Something big is getting lost in the spin: a report on BlazeTV claims Senator Bernie Sanders wants the federal government to take a 50% ownership stake in major artificial intelligence companies. If you think this sounds like a Hollywood plot for bureaucrats running your apps, you’re not alone. This idea would change who controls the future of AI — and not in a good way.
What the report says about Sanders and AI ownership
According to commentary on BlazeTV, Glenn Beck argues that Senator Bernie Sanders called for the government to take half ownership of major AI firms. That’s a huge rewind from the days when Democrats talked only about “regulation.” Now the claim is outright government control of private tech. I’m not here to litigate whether the quote was perfect. I am here to warn readers about what this kind of move would do to innovation, privacy, and free speech.
Why government ownership of AI is a dangerous idea
First, the government does not have a great track record running private industries. When you give officials a controlling stake, you give them power over who gets access to models, what data is prioritized, and which viewpoints get amplified. That sounds a lot like putting the people who write policy in charge of the machines that shape public opinion. Second, cutting private incentives by half would dampen investment. AI needs entrepreneurs risking capital and talent. Bureaucracy and political calculation kill those incentives fast.
What conservatives should push instead
We should be asking for clear, limited rules — not government takeover. Demand data portability, transparency of models, and strong liability rules so companies must fix harms they cause. Use antitrust tools where real monopolies exist, and push for privacy protections that give people control of their data. In short: fix the problem without nationalizing the industry. Free markets plus smart guardrails beat state ownership every time.
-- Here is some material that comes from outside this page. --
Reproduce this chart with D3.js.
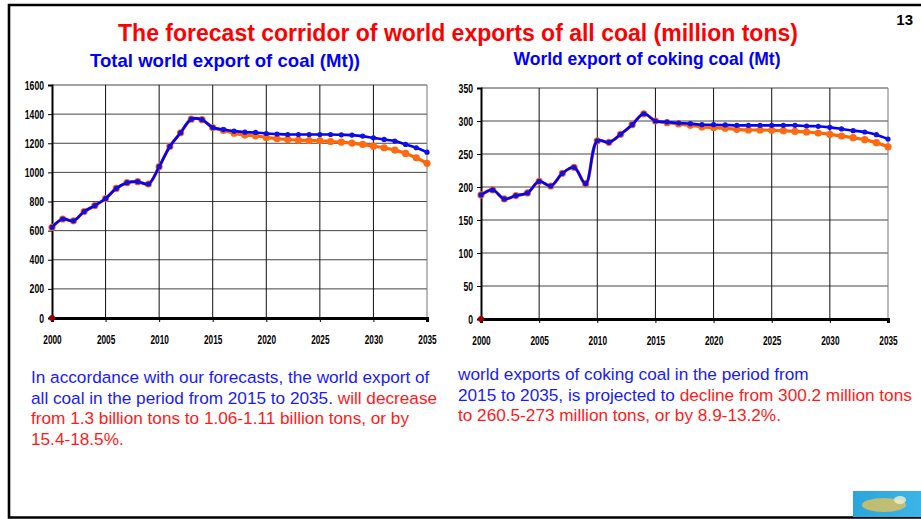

Whether or not Senator Sanders actually proposed a 50% stake, the debate matters. Who controls AI will determine the rules of speech, commerce, and privacy for decades. Conservatives need to get loud and offer better answers than panic or surrender. Call for accountability, common-sense safeguards, and policies that keep America competitive — not policies that put politicians at the manufacturing controls of the next tech revolution.